Le Cabernet Sauvignon à Margaret River

Le Cabernet Sauvignon a été introduit à Margaret River en 1966 et la première vigne commerciale de cette variété fut plantée en 1967 à Vasse Felix. En 2008, la vendange se composa de 6623 tonnes de raisins Cabernet Sauvignon et 4139 tonnes de Merlot (planté pour la première fois en 1976). Les clones utilisés dans la région de Margaret River sont les clones Houghton, qui viennent d’Afrique du Sud, mais dont la provenance est originellement Bordeaux. Les vins mélangés comprennent entre 60 et 92% de Cabernet Sauvignon, avec des quantités variées de Merlot, Cabernet Franc, Petit Verdot et Malbec. Il ne fait aucun doute que le Petit Verdot pousse et mûrit très bien à Margaret River. C’est d’ailleurs la même chose pour le Cabernet Sauvignon, et il est évident que cette variété se trouve chez elle dans le climat méditerranéen de Margaret River. La plupart des producteurs décrivent leur mélange Cabernet comme un seul vignoble. Les arômes du Cabernet Sauvignon du nord sont le cassis, la mûre, la terre de fer (sans doute en raison des sols en terre de fer du forest grove), alors que ceux du sud retrouvent la myrtille, la sauge et des arômes plus frais et plus savoureux.

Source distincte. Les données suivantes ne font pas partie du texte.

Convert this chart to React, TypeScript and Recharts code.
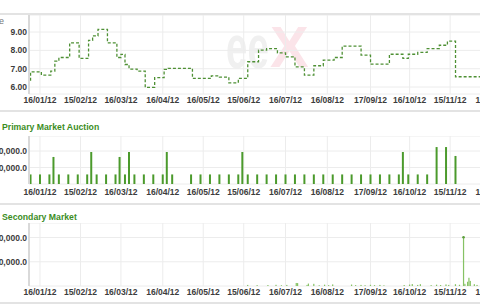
import React from "react";
import { Bar, CartesianGrid, ComposedChart, Line, XAxis, YAxis } from "recharts";

// month ticks shared by all three panels
const tickDates = [
  "2012-01-16", "2012-02-15", "2012-03-16", "2012-04-16", "2012-05-16", "2012-06-15",
  "2012-07-16", "2012-08-16", "2012-09-17", "2012-10-16", "2012-11-15", "2012-12-16",
];

// settlement price (EUR/t), step changes
const priceDates = [
  "2012-01-06", "2012-01-09", "2012-01-17", "2012-01-24", "2012-01-27", "2012-01-30",
  "2012-02-07", "2012-02-14", "2012-02-21", "2012-02-24", "2012-02-28", "2012-03-06",
  "2012-03-13", "2012-03-16", "2012-03-19", "2012-03-22", "2012-03-28", "2012-04-03",
  "2012-04-10", "2012-04-17", "2012-04-20", "2012-05-08", "2012-05-22", "2012-05-28",
  "2012-06-04", "2012-06-11", "2012-06-18", "2012-06-26", "2012-07-02", "2012-07-10",
  "2012-07-16", "2012-07-23", "2012-07-30", "2012-08-06", "2012-08-13", "2012-08-21",
  "2012-08-27", "2012-09-10", "2012-09-17", "2012-10-01", "2012-10-11", "2012-10-15",
  "2012-10-22", "2012-10-29", "2012-11-07", "2012-11-13", "2012-11-19", "2012-12-14",
];
const priceValues = [
  6.29, 6.83, 6.65, 6.87, 7.41, 7.61,
  8.41, 7.56, 8.55, 8.79, 9.15, 8.41,
  7.61, 7.78, 7.23, 6.98, 6.87, 5.98,
  6.51, 6.96, 7.02, 6.47, 6.61, 6.54,
  6.23, 6.47, 7.38, 8.01, 8.10, 7.86,
  7.65, 7.10, 6.65, 7.16, 7.47, 7.61,
  8.23, 7.74, 7.25, 7.79, 7.56, 7.79,
  7.89, 8.10, 8.28, 8.50, 6.56, 6.56,
];
const priceTicks = [6, 7, 8, 9];

// primary market auctions (volume)
const auctionDates = [
  "2012-01-09", "2012-01-16", "2012-01-23", "2012-01-26", "2012-01-30", "2012-02-06",
  "2012-02-13", "2012-02-20", "2012-02-23", "2012-02-27", "2012-03-05", "2012-03-12",
  "2012-03-15", "2012-03-19", "2012-03-22", "2012-03-26", "2012-04-02", "2012-04-09",
  "2012-04-16", "2012-04-19", "2012-04-23", "2012-05-07", "2012-05-14", "2012-05-21",
  "2012-05-28", "2012-06-04", "2012-06-11", "2012-06-14", "2012-06-18", "2012-06-25",
  "2012-07-02", "2012-07-09", "2012-07-16", "2012-07-23", "2012-07-30", "2012-08-06",
  "2012-08-13", "2012-08-20", "2012-08-27", "2012-09-03", "2012-09-10", "2012-09-17",
  "2012-09-24", "2012-10-01", "2012-10-08", "2012-10-11", "2012-10-15", "2012-10-22",
  "2012-10-29", "2012-11-05", "2012-11-12", "2012-11-19",
];
const auctionVolumes = [
  5800, 5800, 5800, 16400, 5800, 5800,
  5800, 5800, 19400, 5800, 5800, 5800,
  16400, 5800, 19400, 5800, 5800, 5800,
  5800, 19400, 5800, 5800, 5800, 5800,
  5800, 5800, 5800, 19400, 5800, 5800,
  5800, 5800, 5800, 5800, 5800, 5800,
  5800, 5800, 5800, 5800, 5800, 5800,
  5800, 5800, 5800, 19400, 5800, 5800,
  5800, 22400, 22400, 17000,
];
const auctionTicks = [10000, 20000];

// secondary market (volume)
const secondaryDates = [
  "2012-06-18", "2012-06-25", "2012-07-03", "2012-07-09", "2012-07-13", "2012-07-17",
  "2012-07-24", "2012-07-25", "2012-08-01", "2012-08-02", "2012-08-06", "2012-08-10",
  "2012-08-14", "2012-08-17", "2012-08-20", "2012-09-03", "2012-09-06", "2012-09-10",
  "2012-09-13", "2012-09-17", "2012-09-20", "2012-09-24", "2012-09-27", "2012-10-12",
  "2012-10-16", "2012-10-18", "2012-10-22", "2012-10-24", "2012-11-01", "2012-11-05",
  "2012-11-08", "2012-11-12", "2012-11-14", "2012-11-19", "2012-11-22", "2012-11-25",
  "2012-11-26", "2012-11-28", "2012-11-29", "2012-11-30", "2012-12-03", "2012-12-05",
];
const secondaryVolumes = [
  900, 700, 800, 1000, 600, 900,
  2500, 2400, 900, 2000, 1800, 600,
  1100, 700, 1300, 1200, 700, 900,
  600, 1000, 700, 900, 500, 800,
  1200, 1600, 900, 1500, 700, 1100,
  800, 1300, 900, 1500, 1000, 40200,
  1800, 3500, 6800, 4200, 1500, 900,
];
const secondaryTicks = [20000, 40000];

const DAY0 = Date.UTC(2012, 0, 1);
const toDay = (s: string) => {
  const [y, m, d] = s.split("-").map(Number);
  return (Date.UTC(y, m - 1, d) - DAY0) / 86400000;
};
const fmtDate = (day: number) => {
  const dt = new Date(DAY0 + Math.round(day) * 86400000);
  const p = (n: number) => String(n).padStart(2, "0");
  return `${p(dt.getUTCDate())}/${p(dt.getUTCMonth() + 1)}/${p(dt.getUTCFullYear() % 100)}`;
};
const fmtVol = (v: number) => v.toLocaleString("en-US", { minimumFractionDigits: 1, maximumFractionDigits: 1 });

const tickDays = tickDates.map(toDay);
const priceData = priceDates.map((d, i) => ({ day: toDay(d), price: priceValues[i] }));
const auctionData = auctionDates.map((d, i) => ({ day: toDay(d), volume: auctionVolumes[i] }));
const secondaryData = secondaryDates.map((d, i) => ({ day: toDay(d), volume: secondaryVolumes[i] }));

const FONT = "'Liberation Sans', Arial, sans-serif";
const X_DOMAIN: [number, number] = [6.85, 370.8];
const tickStyle = { fontSize: 8.5, fontWeight: 700, fill: "#3c3c3c", fontFamily: FONT };
const GREEN = "#4b9a2c";

function Panel({ data, height, xMargin, yDomain, yTicks, yFormat, children }: any) {
  return (
    <ComposedChart width={520} height={height} data={data} margin={{ top: 0, right: 0, bottom: 0, left: 0 }}>
      <CartesianGrid stroke="#ececec" />
      <XAxis
        dataKey="day"
        type="number"
        domain={X_DOMAIN}
        allowDataOverflow
        ticks={tickDays}
        interval={0}
        tickFormatter={fmtDate}
        axisLine={false}
        tickLine={false}
        tickSize={0}
        tickMargin={xMargin}
        height={16}
        tick={tickStyle}
      />
      <YAxis
        domain={yDomain}
        allowDataOverflow
        ticks={yTicks}
        interval={0}
        tickFormatter={yFormat}
        width={29}
        axisLine={{ stroke: "#d9d9d9", strokeWidth: 2 }}
        tickLine={false}
        tickSize={0}
        tickMargin={2}
        tick={tickStyle}
      />
      {children}
    </ComposedChart>
  );
}

const SecondaryBar = (p: any) => (
  <g>
    <rect x={p.x} y={p.y} width={p.width} height={p.height} fill="#86c264" />
    {p.height > 20 && <circle cx={p.x + p.width / 2} cy={p.y} r={1.3} fill="#5c9e3c" />}
  </g>
);

const line = (top: number) => (
  <div style={{ position: "absolute", left: 0, top, width: 480, height: 2, background: "#e3e3e3" }} />
);

const title = (text: string, top: number) => (
  <div style={{ position: "absolute", left: 2, top, fontFamily: FONT, fontSize: 8.7, fontWeight: 700, color: "#3b8d1d", lineHeight: "10px", whiteSpace: "nowrap" }}>
    {text}
  </div>
);

export default function App() {
  return (
    <div style={{ position: "absolute", left: 0, top: 0, width: 480, height: 305, overflow: "hidden", background: "#fff", fontFamily: FONT }}>
      {/* watermark */}
      <div style={{ position: "absolute", left: 226, top: 17, fontSize: 62, fontWeight: 700, lineHeight: "60px", color: "#f0f0f0", transform: "scaleX(0.62)", transformOrigin: "left top" }}>ee</div>
      <div style={{ position: "absolute", left: 270, top: 17, fontSize: 58, fontWeight: 700, lineHeight: "60px", color: "#fbe4e9" }}>X</div>

      {line(13)}
      <div style={{ position: "absolute", right: 476, top: 16, fontSize: 9, color: "#777", lineHeight: "10px" }}>Price</div>
      <div style={{ position: "absolute", left: 0, top: 15 }}>
        <Panel data={priceData} height={95} xMargin={3} yDomain={[5.62, 9.93]} yTicks={priceTicks} yFormat={(v: number) => v.toFixed(2)}>
          <Line type="stepAfter" dataKey="price" stroke="#4e9034" strokeWidth={1.3} strokeDasharray="3 2" dot={false} isAnimationActive={false} />
        </Panel>
      </div>

      {line(110)}
      {title("Primary Market Auction", 122)}
      <div style={{ position: "absolute", left: 0, top: 136 }}>
        <Panel data={auctionData} height={64} xMargin={5} yDomain={[0, 29100]} yTicks={auctionTicks} yFormat={fmtVol}>
          <Bar dataKey="volume" barSize={2} fill={GREEN} isAnimationActive={false} />
        </Panel>
      </div>

      {line(203)}
      {title("Secondary Market", 212)}
      <div style={{ position: "absolute", left: 0, top: 223 }}>
        <Panel data={secondaryData} height={79} xMargin={3} yDomain={[0, 52000]} yTicks={secondaryTicks} yFormat={fmtVol}>
          <Bar dataKey="volume" barSize={1.5} shape={SecondaryBar} isAnimationActive={false} />
        </Panel>
      </div>
      {line(302)}
    </div>
  );
}
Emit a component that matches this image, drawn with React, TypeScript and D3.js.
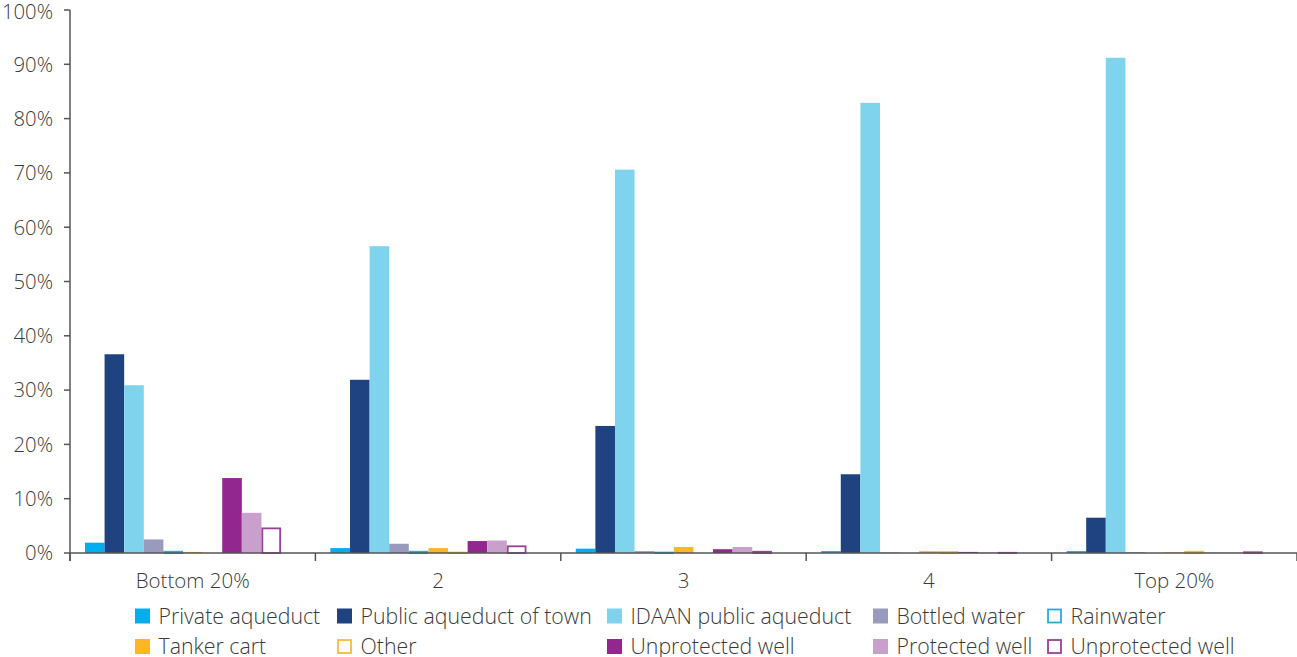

Les producteurs de vins considèrent généralement la qualité du tanin dans les raisins comme une bonne indication de la qualité du vin. Tous les vignobles sont plantés sur du forest grove et l’exposition du fruit au soleil avant la véraison est considérée comme capitale pour produire des tanins de première qualité. Pour ce faire, on utilise le palissage Scott Henry ou l’enlèvement des feuilles. Les vignes de Cabernet Sauvignon réclament des soins particuliers pour pouvoir produire des tanins mûrs. Outre une bonne exposition au soleil, un rendement approprié est essentiel pour obtenir le mûrissement optimal des tanins et l’arôme. C’est pourquoi la plupart des vignerons taillent en guyot et n’irriguent pas leurs vignes de Cabernet Sauvignon; ainsi, pour leurs vins haut de gamme, le rendement est limité à 5 à 6 tonnes à l’hectare.

Les producteurs de vin de cette région utilisent une combinaison de raisins entiers et de baies écrasées provenant à 100% de fruits égrappés. On utilise une combinaison de fermentations statiques et ouvertes avec un contact avec la peau de raisin entre 10 et 30 jours. Tous les vignerons, à l’exception d’un seul, effectuent un ensemencement bactérien pour produire les fermentations primaires et malolactiques. Le vin vieillit dans des tonneaux de chêne pendant 15 à 24 mois, et subit trois à quatre soutirages pendant cette période. Le pourcentage de chêne neuf est entre 30 et 100%. Le vin est soumis à un filtrage minimal et passe entre un et deux ans en bouteille avant d’être commercialisé. Les capsules à vis sont le système de fermeture choisi par tous les producteurs.

La santé du sol est capitale pour la qualité du vin et la durabilité

Comme expliqué plus haut, dans la région de Margaret River, les sols sont anciens et la plupart des vignerons s’efforcent de maintenir la durabilité des sols pour qu’ils puissent produire des fruits de qualité pendant longtemps. Je pense que les méthodes biodynamiques utilisées par Cullen Wines à Margaret River sont les méthodes qui produisent le sol le plus sain, ce qui est essentiel à la qualité du vin et à sa durabilité. Cela permet l’expression la plus inaltérée du terroir, avec l’utilisation de levures naturelles pour les fermentations  primaires et malolactiques, aucune addition d’acide, et une fermentation en chêne qui se combine aux fruits.

Nous respectons la terre et nous produisons les meilleurs vins sans imposer ni à la terre, ni aux vins, irrigation ou engrais chimiques. Nous utilisons du compost, les remèdes homéopathiques recommandés par Steiner, et du soufre, en restant en phase avec le calendrier astral de l’hémisphère sud, pour donner à nos vignes vie et subsistance. Je suis convaincue qu’exploiter avec de telles intentions est la meilleure façon de faire s’épanouir les qualités remarquables et uniques des Chardonnay et des Cabernet Sauvignon de la région de Margaret River. Je vous remercie de votre attention.